Implementation:Ollama Ollama KVCache Encoder
| Knowledge Sources | |
|---|---|
| Domains | Inference Runtime, KV Cache Management |
| Last Updated | 2025-02-15 00:00 GMT |
Overview
Implements the encoder KV cache that stores position-independent key and value tensors for encoder-decoder and cross-attention models, returning cached tensors as-is without masking.
Description
The EncoderCache struct implements the Cache interface for encoder-style models where K/V tensors are position-independent (computed once over the full input, then reused). Unlike the causal cache, it stores tensors per-layer in maps and always returns a nil mask. The cache tracks whether encoded data has been cached and at what position, avoiding redundant recomputation. It supports memory reservation passes (where metadata is not updated) and cleanup of per-layer ML contexts.
Usage
Used for models with encoder components (e.g., vision encoders in multimodal models, or encoder-decoder architectures). Typically wrapped together with a Causal cache inside a WrapperCache for models that have both encoder and decoder components.
Code Reference
Source Location
- Repository: Ollama
- File: kvcache/encoder.go
- Lines: 1-156
Signature
type EncoderCache struct {
config *ml.CacheConfig
curLayer int
curPos int32
curReserve bool
encoderCached bool
encoderPos int32
backend ml.Backend
ctxs map[int]ml.Context
keys, values map[int]ml.Tensor
}
func NewEncoderCache() *EncoderCache
func (c *EncoderCache) Init(backend ml.Backend, dtype ml.DType, maxSequences, capacity, maxBatch int)

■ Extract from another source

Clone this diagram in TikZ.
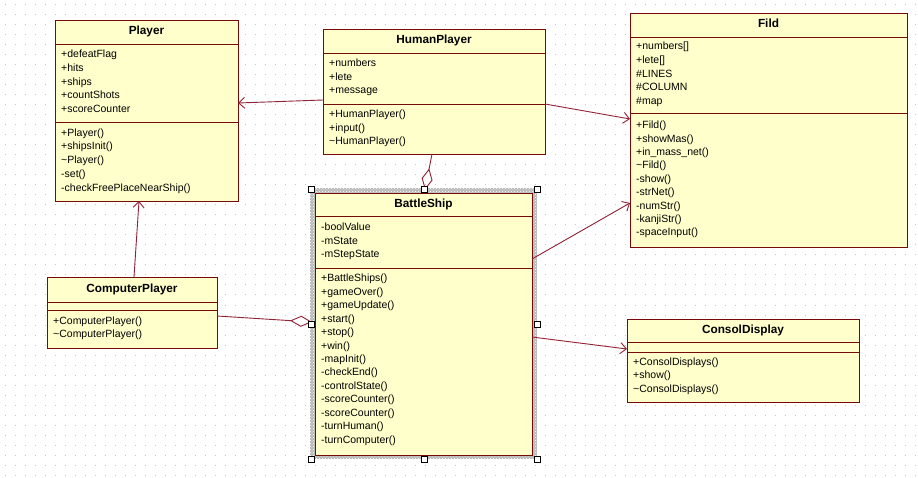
\documentclass[tikz,border=0pt]{standalone}
\usepackage{fontspec}
\setmainfont{Liberation Sans}
\usetikzlibrary{arrows.meta,patterns}

\definecolor{boxfill}{RGB}{255,255,204}
\definecolor{boxline}{RGB}{120,10,10}
\definecolor{linkcol}{RGB}{145,35,55}
\definecolor{griddot}{RGB}{200,200,200}

\tikzset{
  classbox/.style={draw=boxline, fill=boxfill, line width=0.9pt, rectangle,
    inner sep=0pt, outer sep=0pt, anchor=north west},
  classline/.style={draw=boxline, line width=0.9pt},
  classtitle/.style={inner sep=0pt, font=\fontsize{11.8}{13}\selectfont\bfseries,
    text height=8pt, text depth=2pt},
  member/.style={anchor=west, inner sep=0pt, font=\fontsize{10.5}{12}\selectfont,
    text height=7.5pt, text depth=2pt},
  link/.style={draw=linkcol, line width=0.9pt},
  uses/.style={link, -{Straight Barb[length=6pt,width=11pt]}},
  aggr/.style={link, -{Diamond[open,length=22pt,width=11pt]}},
  handle/.style={draw=black, fill=white, line width=0.6pt}
}

\begin{document}
\begin{tikzpicture}[x=1pt,y=-1pt]
\useasboundingbox (0,0) rectangle (918,478);
\fill[white] (0,0) rectangle (918,478);

% dotted background grid
\foreach \j in {0,...,47}
  \draw[griddot, line width=1pt, dash pattern=on 1pt off 9pt] (4.5,5+10*\j) -- (918,5+10*\j);

% ---------- Player ----------
\node[classbox, minimum width=183pt, minimum height=181pt] (player) at (55,20) {};
\draw[classline] (55,44) -- (238,44);
\draw[classline] (55,122) -- (238,122);
\node[classtitle] (player-t) at (146.5,32) {Player};
\foreach \m [count=\i from 0] in {+defeatFlag,+hits,+ships,+countShots,+scoreCounter}
  \node[member] (player-a\i) at (61,55+13.7*\i) {\m};
\foreach \m [count=\i from 0] in {+Player(),+shipsInit(),\textasciitilde Player(),-set(),-checkFreePlaceNearShip()}
  \node[member] (player-o\i) at (61,133.5+13.7*\i) {\m};

% ---------- HumanPlayer ----------
\node[classbox, minimum width=222pt, minimum height=125pt] (human) at (323,29) {};
\draw[classline] (323,53) -- (545,53);
\draw[classline] (323,104) -- (545,104);
\node[classtitle] (human-t) at (434,41) {HumanPlayer};
\foreach \m [count=\i from 0] in {+numbers,+lete,+message}
  \node[member] (human-a\i) at (329,64+13.5*\i) {\m};
\foreach \m [count=\i from 0] in {+HumanPlayer(),+input(),\textasciitilde HumanPlayer()}
  \node[member] (human-o\i) at (329,115+13.3*\i) {\m};

% ---------- Fild ----------
\node[classbox, minimum width=277pt, minimum height=234pt] (fild) at (630,13) {};
\draw[classline] (630,37) -- (907,37);
\draw[classline] (630,113) -- (907,113);
\node[classtitle] (fild-t) at (768.5,24.5) {Fild};
\foreach \m [count=\i from 0] in {+numbers[],+lete[],\#LINES,\#COLUMN,\#map}
  \node[member] (fild-a\i) at (636,47+13.7*\i) {\m};
\foreach \m [count=\i from 0] in {+Fild(),+showMas(),+in\_mass\_net(),\textasciitilde Fild(),-show(),-strNet(),-numStr(),-kanjiStr(),-spaceInput()}
  \node[member] (fild-o\i) at (636,126+13.4*\i) {\m};

% ---------- BattleShip (selected) ----------
\fill[gray!55] (310,188) rectangle (537,459);
\fill[pattern=crosshatch dots, pattern color=white] (310,188) rectangle (537,459);
\node[classbox, minimum width=217pt, minimum height=262pt] (battle) at (315,193) {};
\draw[classline] (315,216) -- (532,216);
\draw[classline] (315,268) -- (532,268);
\node[classtitle] (battle-t) at (423.5,204.5) {BattleShip};
\foreach \m [count=\i from 0] in {-boolValue,-mState,-mStepState}
  \node[member] (battle-a\i) at (321,228+13.6*\i) {\m};
\foreach \m [count=\i from 0] in {+BattleShips(),+gameOver(),+gameUpdate(),+start(),+stop(),+win(),-mapInit(),-checkEnd(),-controlState(),-scoreCounter(),-scoreCounter(),-turnHuman(),-turnComputer()}
  \node[member] (battle-o\i) at (321,279+13.45*\i) {\m};

% ---------- ComputerPlayer ----------
\node[classbox, minimum width=170pt, minimum height=71pt] (computer) at (47,277) {};
\draw[classline] (47,302) -- (217,302);
\draw[classline] (47,310) -- (217,310);
\node[classtitle] (computer-t) at (132,289) {ComputerPlayer};
\foreach \m [count=\i from 0] in {+ComputerPlayer(),\textasciitilde ComputerPlayer()}
  \node[member] (computer-o\i) at (53,321.5+13.5*\i) {\m};

% ---------- ConsolDisplay ----------
\node[classbox, minimum width=232pt, minimum height=83pt] (consol) at (627,319) {};
\draw[classline] (627,342) -- (859,342);
\draw[classline] (627,352) -- (859,352);
\node[classtitle] (consol-t) at (743,330.5) {ConsolDisplay};
\foreach \m [count=\i from 0] in {+ConsolDisplays(),+show(),\textasciitilde ConsolDisplays()}
  \node[member] (consol-o\i) at (633,362.5+13.5*\i) {\m};

% ---------- connectors ----------
\draw[uses] ([yshift=-8.5pt]human.west) -- ([yshift=7.5pt]player.east);
\draw[uses] ([yshift=-12.5pt]human.east) -- ([yshift=11pt]fild.west);
\draw[uses] ([yshift=65pt]battle.east) -- ([yshift=-73pt]fild.west);
\draw[uses] ([yshift=-13pt]battle.east) -- ([yshift=11.5pt]consol.west);
\draw[uses] ([xshift=2pt]computer.north) -- ([xshift=-7.5pt]player.south);
\draw[aggr] ([yshift=-3.5pt]computer.east) -- ([xshift=-3pt,yshift=2pt]battle.west);
\draw[aggr] ([xshift=-2pt]human.south) -- ([xshift=1.5pt,yshift=3pt]battle.north);

% selection handles
\foreach \hx/\hy in {311/189,424/189,537/189,311/324,537/324,311/459,424/459,537/459}
  \filldraw[handle] (\hx-3,\hy-3) rectangle (\hx+3,\hy+3);
\end{tikzpicture}
\end{document}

func (c *EncoderCache) StartForward(ctx ml.Context, batch input.Batch, reserve bool) error
func (c *EncoderCache) SetLayer(layer int)
func (c *EncoderCache) Get(ctx ml.Context) (ml.Tensor, ml.Tensor, ml.Tensor)
func (c *EncoderCache) Put(ctx ml.Context, key, value ml.Tensor)
func (c *EncoderCache) Close()
Import
import "github.com/ollama/ollama/kvcache"
I/O Contract
Inputs
| Name | Type | Required | Description |
|---|---|---|---|
| backend | ml.Backend | Yes | ML backend for context creation |
| key | ml.Tensor | Yes | Encoder key tensor to cache |
| value | ml.Tensor | Yes | Encoder value tensor to cache |
| batch | input.Batch | Yes | Input batch (position used for cache invalidation) |
Outputs
| Name | Type | Description |
|---|---|---|
| key | ml.Tensor | Cached encoder key tensor (or nil if not yet cached) |
| value | ml.Tensor | Cached encoder value tensor (or nil if not yet cached) |
| mask | ml.Tensor | Always nil for encoder cache |
Usage Examples
// Create encoder cache for a vision encoder
encCache := kvcache.NewEncoderCache()
encCache.Init(backend, ml.DTypeF16, 1, 1024, 1)
// Wrap with a causal cache for encoder-decoder model
cache := kvcache.NewWrapperCache(encCache, kvcache.NewCausal())